**What the exercise asks:** Go through the entries one line at a time, and gather every line that has the word "with".

**Supplied information:**
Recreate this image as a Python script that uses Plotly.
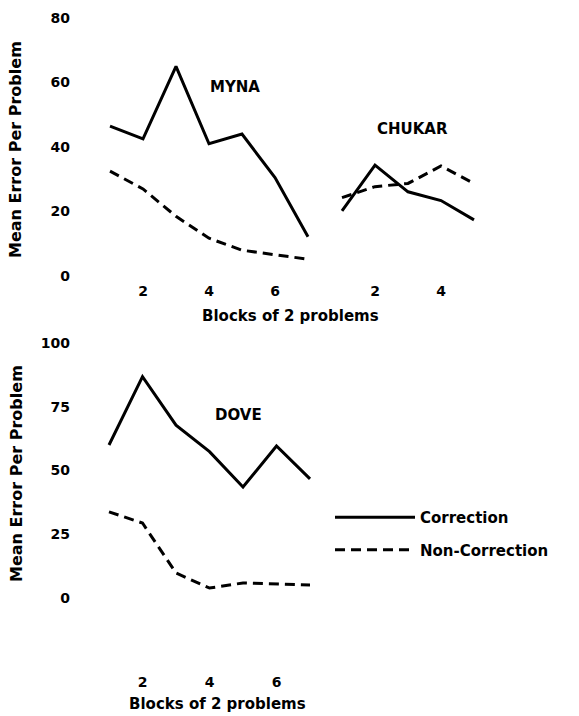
import plotly.graph_objects as go

W, H = 579, 716

# ---- data ----
myna_blocks = [1, 2, 3, 4, 5, 6, 7]
myna_correction = [46.5, 42.5, 65.0, 41.0, 44.0, 30.5, 12.2]
myna_noncorrection = [32.5, 27.0, 18.5, 11.7, 8.0, 6.5, 5.2]

chukar_blocks = [1, 2, 3, 4, 5]
chukar_correction = [20.2, 34.4, 26.1, 23.4, 17.4]
chukar_noncorrection = [24.3, 27.7, 28.7, 34.1, 28.7]

dove_blocks = [1, 2, 3, 4, 5, 6, 7]
dove_correction = [60.0, 86.8, 67.8, 57.4, 43.5, 59.6, 46.7]
dove_noncorrection = [33.8, 29.4, 9.8, 3.9, 5.9, 5.5, 5.1]

top_yticks = [0, 20, 40, 60, 80]
bottom_yticks = [0, 25, 50, 75, 100]
myna_xticks = [2, 4, 6]
chukar_xticks = [2, 4]
dove_xticks = [2, 4, 6]

series_names = ["Correction", "Non-Correction"]
panel_names = ["MYNA", "CHUKAR", "DOVE"]
x_title = "Blocks of 2 problems"
y_title = "Mean Error Per Problem"

# ---- style ----
FONT = "DejaVu Sans"
BLACK = "#000000"
SOLID = dict(color=BLACK, width=3)
DASHED = dict(color=BLACK, width=3, dash="10px,6px")


def px(xp):
    return xp / W


def py(yp):
    return 1 - yp / H


fig = go.Figure()

panels = [
    ("x", "y", myna_blocks, myna_correction, myna_noncorrection, True),
    ("x2", "y2", chukar_blocks, chukar_correction, chukar_noncorrection, False),
    ("x3", "y3", dove_blocks, dove_correction, dove_noncorrection, False),
]
for xa, ya, xs, corr, noncorr, show in panels:
    fig.add_trace(go.Scatter(x=xs, y=corr, mode="lines", line=SOLID,
                             name=series_names[0], legendgroup="c",
                             showlegend=show, xaxis=xa, yaxis=ya))
    fig.add_trace(go.Scatter(x=xs, y=noncorr, mode="lines", line=DASHED,
                             name=series_names[1], legendgroup="n",
                             showlegend=show, xaxis=xa, yaxis=ya))

tickfont = dict(family=FONT, size=14, color=BLACK, weight="bold")
common_x = dict(showgrid=False, zeroline=False, showline=False, ticks="",
                tickfont=tickfont, anchor="free", fixedrange=True)
common_y = dict(showgrid=False, zeroline=False, showline=False, ticks="",
                tickfont=tickfont, fixedrange=True)

# top panels: y=0 at 276px, 3.225 px per unit
top_lo, top_hi = -5, 85
top_dom = [py(276 + 5 * 3.225), py(276 - 85 * 3.225)]
# bottom panel: y=0 at 598px, 2.55 px per unit
bot_lo, bot_hi = -5, 105
bot_dom = [py(598 + 5 * 2.55), py(598 - 105 * 2.55)]

fig.update_layout(
    width=W, height=H,
    margin=dict(l=0, r=0, t=0, b=0),
    paper_bgcolor="white", plot_bgcolor="white",
    font=dict(family=FONT, color=BLACK),
    xaxis=dict(common_x, range=[0.5, 7.5], domain=[px(110 - 16.5), px(308 + 16.5)],
               tickvals=myna_xticks, position=py(281)),
    xaxis2=dict(common_x, range=[0.5, 5.5], domain=[px(342 - 16.5), px(474 + 16.5)],
                tickvals=chukar_xticks, position=py(281)),
    xaxis3=dict(common_x, range=[0.5, 7.5], domain=[px(109 - 16.75), px(310 + 16.75)],
                tickvals=dove_xticks, position=py(672)),
    yaxis=dict(common_y, range=[top_lo, top_hi], domain=top_dom, tickvals=top_yticks,
               anchor="free", position=px(70)),
    yaxis2=dict(common_y, range=[top_lo, top_hi], domain=top_dom, anchor="x2",
                showticklabels=False),
    yaxis3=dict(common_y, range=[bot_lo, bot_hi], domain=bot_dom, tickvals=bottom_yticks,
                anchor="free", position=px(70)),
    showlegend=True,
    legend=dict(x=px(330), y=py(501), xanchor="left", yanchor="top",
                font=dict(family=FONT, size=15, color=BLACK, weight="bold"),
                bgcolor="rgba(0,0,0,0)", traceorder="grouped", tracegroupgap=10,
                itemwidth=80),
)

lab = dict(family=FONT, size=15, color=BLACK, weight="bold")
ylab = dict(family=FONT, size=16, color=BLACK, weight="bold")
ann = [
    dict(text=panel_names[0], x=4.79, y=58.6, xref="x", yref="y", showarrow=False, font=lab),
    dict(text=panel_names[1], x=3.15, y=45.6, xref="x2", yref="y2", showarrow=False, font=lab),
    dict(text=panel_names[2], x=4.88, y=71.8, xref="x3", yref="y3", showarrow=False, font=lab),
    dict(text=x_title, x=px(290), y=py(316), xref="paper", yref="paper", showarrow=False,
         xanchor="center", yanchor="middle", font=lab),
    dict(text=x_title, x=px(217), y=py(704), xref="paper", yref="paper", showarrow=False,
         xanchor="center", yanchor="middle", font=lab),
    dict(text=y_title, x=px(16), y=py(150), xref="paper", yref="paper", showarrow=False,
         xanchor="center", yanchor="middle", textangle=-90, font=ylab),
    dict(text=y_title, x=px(16), y=py(474), xref="paper", yref="paper", showarrow=False,
         xanchor="center", yanchor="middle", textangle=-90, font=ylab),
]
fig.update_layout(annotations=ann)

fig.write_html("out.html", config={"displayModeBar": False},
               post_script="document.body.style.margin='0px';document.body.style.padding='0px';")
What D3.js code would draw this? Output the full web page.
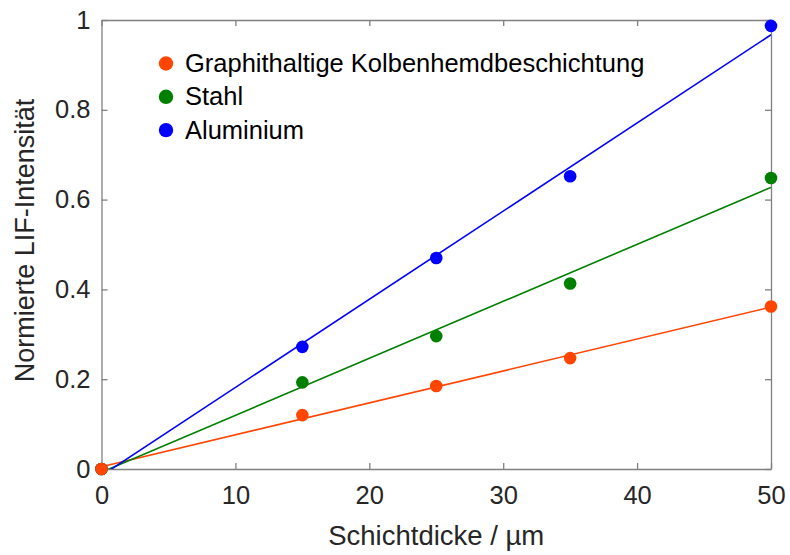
<!DOCTYPE html>
<html>
<head>
<meta charset="utf-8">
<script src="https://cdn.jsdelivr.net/npm/d3@7"></script>
<style>
  html, body { margin: 0; padding: 0; background: #fff; }
  svg { display: block; font-family: "Liberation Sans", Arial, Helvetica, sans-serif; }
</style>
</head>
<body>
<svg id="chart" width="790" height="555"></svg>
<script>
// Layer thickness (µm) and normalised LIF intensity per coating
const thickness = [0, 15, 25, 35, 50];
const graphitValues = [0, 0.120, 0.185, 0.247, 0.362];
const stahlValues = [0, 0.193, 0.296, 0.413, 0.648];
const aluminiumValues = [0, 0.272, 0.470, 0.652, 0.987];
const seriesNames = ["Graphithaltige Kolbenhemdbeschichtung", "Stahl", "Aluminium"];
const seriesColors = ["#ff4500", "#008000", "#0000ff"];
const xTicks = [0, 10, 20, 30, 40, 50];
const yTicks = [0, 0.2, 0.4, 0.6, 0.8, 1];

const series = [
  { name: seriesNames[0], color: seriesColors[0], values: graphitValues },
  { name: seriesNames[1], color: seriesColors[1], values: stahlValues },
  { name: seriesNames[2], color: seriesColors[2], values: aluminiumValues }
];

const svg = d3.select("#chart");
const plotLeft = 101.5, plotRight = 771, plotTop = 20, plotBottom = 469;

const x = d3.scaleLinear().domain([0, 50]).range([plotLeft, plotRight]);
const y = d3.scaleLinear().domain([0, 1]).range([plotBottom, plotTop]);

const axisColor = "#808080";
const textColor = "#262626";

svg.append("defs").append("clipPath").attr("id", "plot-clip")
  .append("rect").attr("x", plotLeft).attr("y", plotTop)
  .attr("width", plotRight - plotLeft).attr("height", plotBottom - plotTop);

// Axes with inward ticks, mirrored on top and right
function styleAxis(g) {
  g.selectAll(".domain").attr("stroke", axisColor).attr("stroke-width", 1.3);
  g.selectAll(".tick line").attr("stroke", axisColor).attr("stroke-width", 1.3);
  g.selectAll(".tick text").attr("fill", textColor).attr("font-size", 25.5);
}

svg.append("g").attr("transform", `translate(0,${plotBottom})`)
  .call(d3.axisBottom(x).tickValues(xTicks).tickSizeInner(-6).tickSizeOuter(0).tickPadding(17).tickFormat(d3.format("d")))
  .call(styleAxis);
svg.append("g").attr("transform", `translate(0,${plotTop})`)
  .call(d3.axisTop(x).tickValues(xTicks).tickSizeInner(-6).tickSizeOuter(0).tickFormat(""))
  .call(styleAxis);
svg.append("g").attr("transform", `translate(${plotLeft},0)`)
  .call(d3.axisLeft(y).tickValues(yTicks).tickSizeInner(-6).tickSizeOuter(0).tickPadding(11).tickFormat(d => d === 0 || d === 1 ? d3.format("d")(d) : d3.format(".1f")(d)))
  .call(styleAxis);
svg.append("g").attr("transform", `translate(${plotRight},0)`)
  .call(d3.axisRight(y).tickValues(yTicks).tickSizeInner(-6).tickSizeOuter(0).tickFormat(""))
  .call(styleAxis);

// Axis titles
svg.append("text")
  .attr("x", (plotLeft + plotRight) / 2).attr("y", 545)
  .attr("text-anchor", "middle").attr("fill", textColor).attr("font-size", 27.5)
  .text("Schichtdicke / µm");
svg.append("text")
  .attr("transform", `translate(34,${(plotTop + plotBottom) / 2 - 4}) rotate(-90)`)
  .attr("text-anchor", "middle").attr("fill", textColor).attr("font-size", 27)
  .text("Normierte LIF-Intensität");

// Least-squares line through each series
function fit(xs, ys) {
  const mx = d3.mean(xs), my = d3.mean(ys);
  const sxy = d3.sum(xs, (v, i) => (v - mx) * (ys[i] - my));
  const sxx = d3.sum(xs, v => (v - mx) * (v - mx));
  const b = sxy / sxx;
  return { a: my - b * mx, b };
}

const plot = svg.append("g").attr("clip-path", "url(#plot-clip)");
series.forEach(s => {
  const f = fit(thickness, s.values);
  const x0 = d3.min(thickness), x1 = d3.max(thickness);
  plot.append("line")
    .attr("x1", x(x0)).attr("y1", y(f.a + f.b * x0))
    .attr("x2", x(x1)).attr("y2", y(f.a + f.b * x1))
    .attr("stroke", s.color).attr("stroke-width", 1.6);
});

// Data points, drawn in reverse so the first series sits on top
const pts = svg.append("g");
series.slice().reverse().forEach(s => {
  pts.selectAll(null).data(s.values).enter().append("circle")
    .attr("cx", (d, i) => x(thickness[i]))
    .attr("cy", d => y(d))
    .attr("r", 6.3)
    .attr("fill", s.color);
});

// Legend
const legend = svg.append("g").attr("transform", "translate(166,63.5)");
series.forEach((s, i) => {
  const row = legend.append("g").attr("transform", `translate(0,${i * 33.3})`);
  row.append("circle").attr("r", 7.2).attr("fill", s.color);
  row.append("text").attr("x", 19).attr("y", 8.5)
    .attr("font-size", 25.5).attr("fill", "#000").text(s.name);
});
</script>
</body>
</html>
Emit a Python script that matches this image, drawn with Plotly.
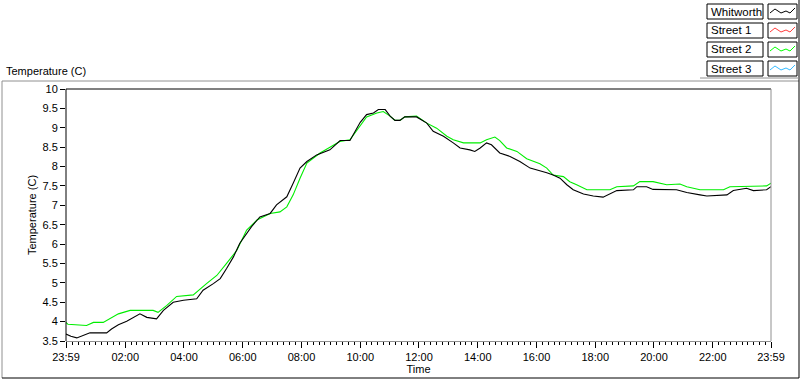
import plotly.graph_objects as go

# ---- data (minutes since 23:59 of previous day) ----
whitworth_t = [0, 10, 22, 33, 49, 83, 93, 107, 124, 151, 165, 185, 199, 219, 240, 267, 280, 301, 315, 328,
               342, 355, 366, 379, 396, 417, 430, 451, 464, 478, 492, 512, 539, 560, 580, 590, 601, 614, 628, 638,
               652, 662, 672, 682, 692, 716, 737, 750, 771, 791, 805, 825, 835, 846, 859, 869, 886, 907, 927, 948,
               968, 982, 995, 1009, 1023, 1036, 1057, 1077, 1097, 1111, 1125, 1159, 1166, 1186, 1199, 1247, 1268,
               1295, 1309, 1350, 1363, 1390, 1404, 1431, 1440]
whitworth_v = [3.68, 3.62, 3.58, 3.63, 3.71, 3.71, 3.81, 3.92, 4.01, 4.20, 4.11, 4.07, 4.29, 4.50, 4.55, 4.59, 4.81, 4.98, 5.11, 5.37,
               5.67, 6.02, 6.23, 6.45, 6.70, 6.79, 7.01, 7.22, 7.57, 7.96, 8.13, 8.30, 8.43, 8.67, 8.67, 8.91, 9.14, 9.34, 9.38, 9.47,
               9.47, 9.30, 9.19, 9.19, 9.28, 9.28, 9.12, 8.91, 8.78, 8.61, 8.48, 8.43, 8.39, 8.48, 8.61, 8.56, 8.35, 8.26, 8.13, 7.96,
               7.90, 7.84, 7.78, 7.70, 7.53, 7.40, 7.29, 7.24, 7.21, 7.29, 7.38, 7.40, 7.48, 7.48, 7.41, 7.40, 7.33,
               7.27, 7.24, 7.27, 7.38, 7.44, 7.38, 7.40, 7.48]

street2_t = [0, 4, 42, 56, 76, 90, 107, 131, 178, 188, 206, 226, 260, 287, 308, 328, 349, 369, 390, 417,
             437, 451, 464, 478, 492, 519, 560, 580, 601, 614, 635, 648, 662, 672, 682, 692, 716, 737, 757, 778,
             791, 812, 846, 859, 876, 886, 900, 921, 941, 968, 982, 995, 1016, 1029, 1043, 1064, 1111, 1125, 1159,
             1172, 1199, 1227, 1254, 1268, 1295, 1343, 1356, 1431, 1440]
street2_v = [3.98, 3.93, 3.90, 3.98, 3.98, 4.07, 4.20, 4.29, 4.29, 4.24, 4.42, 4.65, 4.69, 4.98, 5.19, 5.50, 5.84, 6.36, 6.62, 6.79,
             6.83, 6.96, 7.27, 7.70, 8.09, 8.35, 8.65, 8.69, 9.04, 9.28, 9.38, 9.42, 9.30, 9.19, 9.19, 9.28, 9.30, 9.12, 8.99, 8.78,
             8.69, 8.61, 8.61, 8.69, 8.76, 8.67, 8.48, 8.39, 8.20, 8.07, 7.96, 7.78, 7.74, 7.61, 7.53, 7.40, 7.40, 7.48, 7.50,
             7.61, 7.61, 7.53, 7.55, 7.48, 7.40, 7.40, 7.48, 7.50, 7.57]

x_tickvals = [0, 121, 241, 361, 481, 601, 721, 841, 961, 1081, 1201, 1321, 1440]
x_ticktext = ["23:59", "02:00", "04:00", "06:00", "08:00", "10:00", "12:00", "14:00", "16:00", "18:00",
              "20:00", "22:00", "23:59"]
y_tickvals = [3.5, 4, 4.5, 5, 5.5, 6, 6.5, 7, 7.5, 8, 8.5, 9, 9.5, 10]
y_ticktext = ["3.5", "4", "4.5", "5", "5.5", "6", "6.5", "7", "7.5", "8", "8.5", "9", "9.5", "10"]

legend_names = ["Whitworth", "Street 1", "Street 2", "Street 3"]
legend_colors = ["#000000", "#ff3c3c", "#00ff00", "#33bbff"]

FONT = "Liberation Sans"

# plot-area geometry in pixels
W, H = 800, 380
L, R, T, B = 66, 771, 89, 341


def px(x):
    return (x - L) / (R - L)


def py(y):
    return (B - y) / (B - T)


fig = go.Figure()
fig.add_trace(go.Scatter(x=street2_t, y=street2_v, mode="lines", name="Street 2",
                         line=dict(color="#00ee00", width=1.1)))
fig.add_trace(go.Scatter(x=whitworth_t, y=whitworth_v, mode="lines", name="Whitworth",
                         line=dict(color="#000000", width=1.1)))

shapes = []


def seg(x0, y0, x1, y1, color, w=1):
    shapes.append(dict(type="line", xref="paper", yref="paper",
                       x0=px(x0), y0=py(y0), x1=px(x1), y1=py(y1),
                       line=dict(color=color, width=w)))


# outer frame
seg(2, 81, 799, 81, "#909090")
seg(2, 81, 2, 378, "#909090")
seg(799, 0, 799, 378, "#000000")
seg(2, 378, 799, 378, "#000000")
seg(700, 78, 799, 78, "#909090")
# plot-area borders
seg(L, T, R, T, "#000000")
seg(L, T, L, B, "#000000")
seg(R, T, R, B, "#909090")

annotations = [dict(text="Temperature (C)", xref="paper", yref="paper", x=px(4), y=py(71),
                    xanchor="left", yanchor="middle", showarrow=False,
                    font=dict(family=FONT, size=11, color="#000000"))]

# custom legend
for i, (name, col) in enumerate(zip(legend_names, legend_colors)):
    top = 4 + 19 * i
    bot = top + 15
    shapes.append(dict(type="rect", xref="paper", yref="paper",
                       x0=px(707), x1=px(763), y0=py(bot), y1=py(top),
                       line=dict(color="#000000", width=1), fillcolor="#ffffff"))
    shapes.append(dict(type="rect", xref="paper", yref="paper",
                       x0=px(768), x1=px(797), y0=py(bot), y1=py(top),
                       line=dict(color="#000000", width=1), fillcolor="#ffffff"))
    zz = [(770, 13), (775, 9), (781, 13), (786, 11), (790, 13), (795, 8)]
    path = "M " + " L ".join(f"{px(a):.5f},{py(b + 19 * i):.5f}" for a, b in zz)
    shapes.append(dict(type="path", xref="paper", yref="paper", path=path,
                       line=dict(color=col, width=1)))
    annotations.append(dict(text=name, xref="paper", yref="paper", x=px(709), y=py((top + bot) / 2),
                            xanchor="left", yanchor="middle", showarrow=False,
                            font=dict(family=FONT, size=11.5, color="#000000")))

fig.update_layout(
    width=W, height=H,
    margin=dict(l=L, r=W - R, t=T, b=H - B, pad=0, autoexpand=False),
    paper_bgcolor="#ffffff", plot_bgcolor="#ffffff",
    showlegend=False,
    font=dict(family=FONT, size=11, color="#000000"),
    shapes=shapes,
    annotations=annotations,
    xaxis=dict(range=[0, 1440], tickmode="array", tickvals=x_tickvals, ticktext=x_ticktext,
               automargin=False,
               showgrid=False, zeroline=False, showline=True, linecolor="#909090", linewidth=1,
               ticks="outside", ticklen=6, tickcolor="#000000", tickwidth=1,
               minor=dict(tick0=1, dtick=12, ticks="outside", ticklen=3, tickcolor="#000000", showgrid=False),
               tickfont=dict(family=FONT, size=11),
               title=dict(text="Time", standoff=2, font=dict(family=FONT, size=11))),
    yaxis=dict(range=[3.5, 10], tickmode="array", tickvals=y_tickvals, ticktext=y_ticktext,
               automargin=False,
               showgrid=False, zeroline=False, showline=False,
               ticks="outside", ticklen=5, tickcolor="#000000", tickwidth=1,
               tickfont=dict(family=FONT, size=11),
               title=dict(text="Temperature (C)", standoff=3, font=dict(family=FONT, size=11))),
)

fig.write_html("out.html", config={"displayModeBar": False},
               post_script="document.body.style.margin='0';document.body.style.overflow='hidden';")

**Exercise output:**
// Axes with inward ticks, mirrored on top and right
Emit a Python script that matches this image, drawn with Plotly.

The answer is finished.